Re: possible syntax changes

On Tue, 31 May 2005 18:35:13 +0100, "Seaborne, Andy" <andy.seaborne@hp.com> wrote:

> 
> 
> Dave Beckett wrote:
> > I had a skim through
> > http://www.w3.org/2001/sw/DataAccess/rq23/#grammar
> > $Revision: 1.367 $ of $Date: 2005/05/31 08:31:36 $
> > 
> > 
> > and here are some comments
> > 
> > 1. Query verb tokens
> > 
> > tokens [5]-[8] SelectQuery...AskQuery have changed structure a lot.
> > I'm pretty unlikely to be able to implement them with my current
> > approach as this part seems to require a lot of look ahead.
> 
> Could you say where?
> 
> I parse these constructs with lookahead of one with an LL parser.  FROM/FROM 
> NAMED is a point that does need something but it is written the way it is to 
> just cover zero or one FROM and zero or more FROM NAMED.

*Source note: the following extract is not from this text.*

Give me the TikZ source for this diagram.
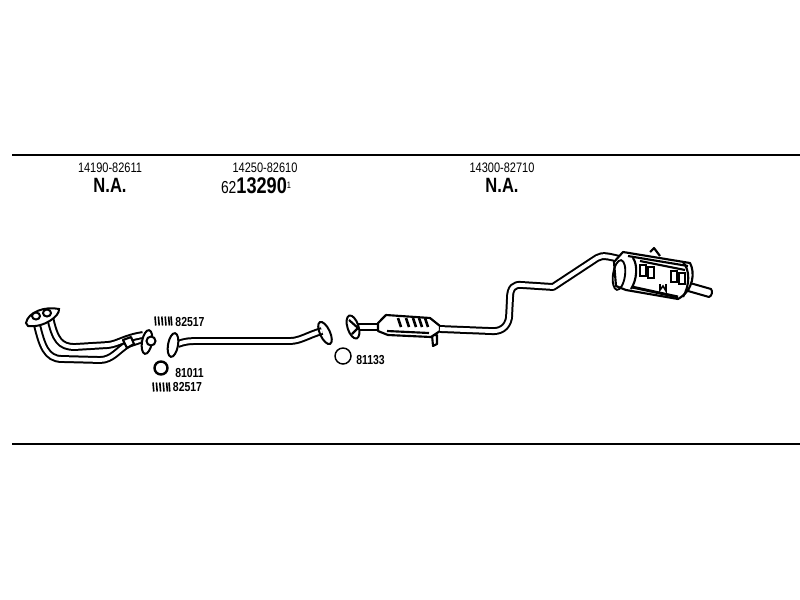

I need to figure out what changed in those tokens since the last WD
and what it means, or you could tell me.  There seem to be a lot of
optional (0 or 1) tokens together in a construct.  Maybe I can use
the existing grammar I have but I can't tell without some further
investigation.

> There is no necessity to use exactly the same grammar to get the same language. 
>   There are many grammars for one language.
> 
> [PS http://compilers.iecc.com/comparch/article/05-04-059]

Clearly.


> > 
> > 
> > 2. Optional WHERE
> > 
> > WHERE is still optional.  I prefer not, and won't teach it as
> > optional, will give syntax warnings when recognising this.  It just
> > ends up allowing bizarro queries.

Any comment?

> > 
> > 3. Optional '.'s
> > 
> > Too many of these,  I can't recall if I've caught them all.  If it
> > makes my grammar have some shift/reduce conflicts or require
> > excessive lookahead, I probably won't.
> 
> What counts as excessive?  Is it unbounded?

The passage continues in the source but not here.